Candidate Rushern Baker's "30-day plan" as published in the Post Voters Guide and summarized in the Gazette Voters Guide (see below) contained at least an implied promise to act within 30 days on the establishment of an Inspector General. Mr. Baker also promised several additional reforms:
- Prohibit County Credit Cards for Elected Officials (by executive order)
- Prohibit Gifts, Meals and Beverages for County Officials (by executive order)
- Transparent Government Online (by executive order)
- County Council Slates (by county ordinance)
- County Council Lobbyists (by county ordinance)
- Contractors reports of campaign contributions (by county ordinance)
- That means he had over seven months to come up with specific plans, executive orders, and proposed ordinances for submission to the county council.
- He had almost four months from the time he won the primary election to come up with specific plans, executive orders, and proposed ordinances for submission to the county council.
- He had about two months from the time he won the general election to come up with specific plans, executive orders, and proposed ordinances for submission to the county council.
- He had almost 50 days from from the time his predecessor and an incoming council member were arrested to come up with specific plans, executive orders, and proposed ordinances for submission to the county council.
Instead of putting forward specific plans and promulgating executive orders or sending the council proposed ordinances, Mr. Baker took the road followed by too many politicians who want to avoid dealing with tough issues or want cover for breaking their promises--he established a task force to try to hide his failure to act.
Baker's task force took almost 6 months to draft a report, and came up with the kind of preliminary recommendations that should have been ready long before Baker's inauguration. The report did not propose any specifics that could actually be promulgated by the county executive or submitted to the council for enactment.
Writing recently in the Examiner, six weeks after the task force report was submitted, Ben Giles reported that the task force has had no feedback since submitting its report and Baker's staff says it might be months, possibly not until fiscal 2013, before an Inspector General is appointed, if ever.

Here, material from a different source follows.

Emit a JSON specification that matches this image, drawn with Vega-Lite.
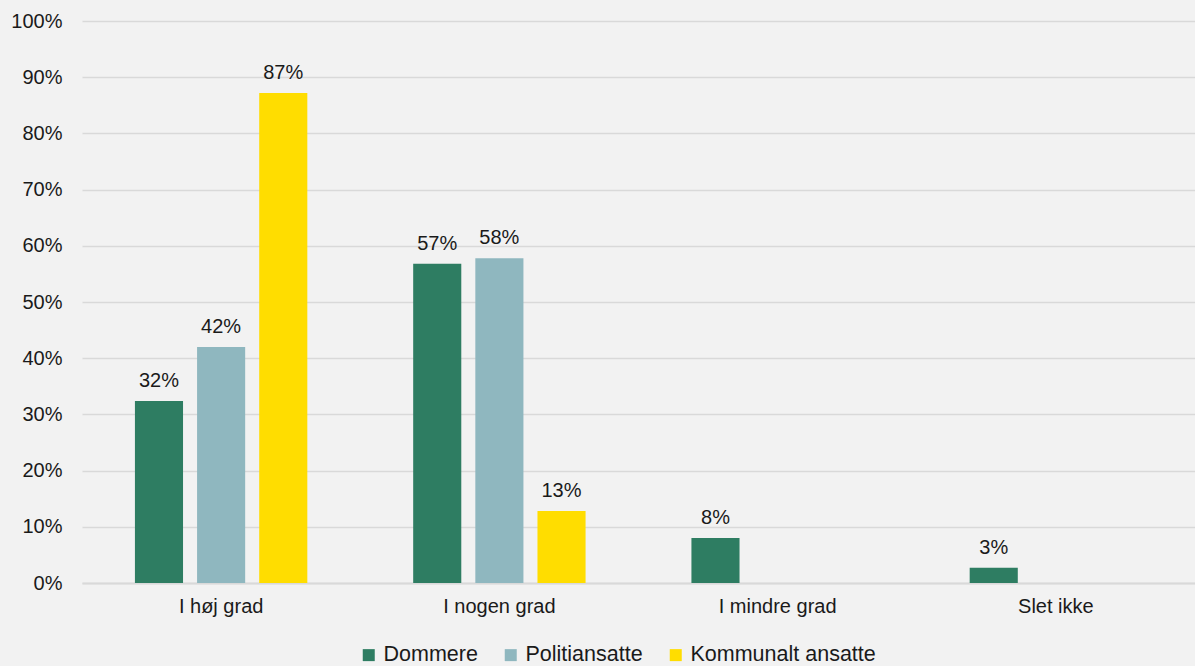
{
  "$schema": "https://vega.github.io/schema/vega-lite/v6.json",
  "width": 1113,
  "height": 562,
  "autosize": {"type": "none"},
  "padding": {"left": 82, "top": 21, "right": 0, "bottom": 83},
  "background": "#f2f2f2",
  "config": {
    "view": {"stroke": null},
    "font": "Liberation Sans",
    "axis": {"labelFont": "Liberation Sans", "labelFontSize": 20, "labelColor": "#1a1a1a"},
    "legend": {"labelFont": "Liberation Sans", "labelFontSize": 21.5, "labelColor": "#1a1a1a"}
  },
  "data": {
    "values": [
      {"kategori": "I høj grad", "gruppe": "Dommere", "andel": 0.324},
      {"kategori": "I høj grad", "gruppe": "Politiansatte", "andel": 0.42},
      {"kategori": "I høj grad", "gruppe": "Kommunalt ansatte", "andel": 0.872},
      {"kategori": "I nogen grad", "gruppe": "Dommere", "andel": 0.568},
      {"kategori": "I nogen grad", "gruppe": "Politiansatte", "andel": 0.578},
      {"kategori": "I nogen grad", "gruppe": "Kommunalt ansatte", "andel": 0.128},
      {"kategori": "I mindre grad", "gruppe": "Dommere", "andel": 0.08},
      {"kategori": "Slet ikke", "gruppe": "Dommere", "andel": 0.027}
    ]
  },
  "encoding": {
    "x": {
      "field": "kategori", "type": "nominal",
      "sort": ["I høj grad", "I nogen grad", "I mindre grad", "Slet ikke"],
      "scale": {"paddingInner": 0.33, "paddingOuter": 0.165},
      "axis": {"title": null, "labelAngle": 0, "ticks": false, "domainColor": "#d9d9d9", "domainWidth": 2, "labelPadding": 13}
    },
    "xOffset": {
      "field": "gruppe", "type": "nominal",
      "sort": ["Dommere", "Politiansatte", "Kommunalt ansatte"],
      "scale": {"paddingInner": 0.226, "paddingOuter": 0.113}
    },
    "y": {
      "field": "andel", "type": "quantitative",
      "scale": {"domain": [0, 1]},
      "axis": {"title": null, "format": ".0%", "values": [0, 0.1, 0.2, 0.3, 0.4, 0.5, 0.6, 0.7, 0.8, 0.9, 1], "labelOverlap": false, "domain": false, "ticks": false, "gridColor": "#d9d9d9", "gridWidth": 1.5, "labelPadding": 20}
    }
  },
  "layer": [
    {
      "mark": {"type": "bar"},
      "encoding": {
        "color": {
          "field": "gruppe", "type": "nominal",
          "sort": ["Dommere", "Politiansatte", "Kommunalt ansatte"],
          "scale": {"domain": ["Dommere", "Politiansatte", "Kommunalt ansatte"], "range": ["#2e7d62", "#8fb7bf", "#ffdd00"]},
          "legend": {"orient": "none", "legendX": 276, "legendY": 623, "direction": "horizontal", "title": null, "symbolType": "square", "symbolSize": 144, "symbolStrokeWidth": 0, "labelOffset": 4, "columnPadding": 22, "labelLimit": 400}
        }
      }
    },
    {
      "mark": {"type": "text", "baseline": "alphabetic", "dy": -14, "fontSize": 20, "color": "#1a1a1a"},
      "encoding": {
        "text": {"field": "andel", "type": "quantitative", "format": ".0%"}
      }
    }
  ]
}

Repeating the question: Rushern Baker and Ethics Reform -- Serious or Scam?
The lack of any meaningful action by Mr. Baker seems to answer more loudly than the empty words that have come out of his propaganda machine. It is unfortunate that, except for Mr. Giles, the media seems to have been bamboozled by Mr. Baker's rhetoric and hasn't bothered to look beyond it or made any attempt to follow up on or hold him accountable for his promises.
- May 19, 2011, Is Rushern Baker really serious about cleaning up the county's image?
- January 14, 2011, Status of Rushern Baker's 30 Day Plan for Ethics Reform
Excerpt from candidate Rushern Baker's "30-day plan" as published in the Post Voters Guide on the establishment of an Inspector General. See my January 14, 2011, posting for the full plan and comments on progress at that time. There has been no substantive progress on the county controlled aspects of the plan since then.
RUSHERNBAKER2010And Mr. Baker told the Gazette Voters Guide
RAISING OUR STANDARDS
The First Thirty Days as County Executive Thru:
Introduction of Legislation to the County Council
Introduction of Legislation to the House of Delegates
The County will create an office of Inspector General to investigate waste, fraud, abuse, mismanagement and conflicts-of-interest in the County government. The Inspector General must be professionally qualified with a background in auditing and public financial management. The Inspector General must be selected based on ability and integrity, without regard to political affiliation. The Inspector General will be appointed by the County Executive and confirmed by the County Council for a fixed term of office that is staggered and non-concurrent with the Executive and Council. The office of inspector general will have its own staff and will enjoy subpoena power. The Inspector General will conduct investigations, review financial managements, examine potential conflicts-of-interest, conduct performance audits and similar reviews, make recommendations, public findings, and make referrals to law enforcement agencies. The Inspector General will also conduct annual ethics audits of locally elected officials and make results public.
[Can be accomplished by county ordinance.]
Much more needs to be done to open government. Major ethics reform is long overdue in Prince George's County, I will end pay for play practices in government business dealings. I believe in full disclosure and my campaign posts a list of its donors every sixty days. I have also released a comprehensive list of initiatives I will take in my first thirty days. As County Executive I will strive to make government and campaigns more transparent. I also pledge to establish a first ever County Inspector General to police ethics conduct and perform annual ethics audits.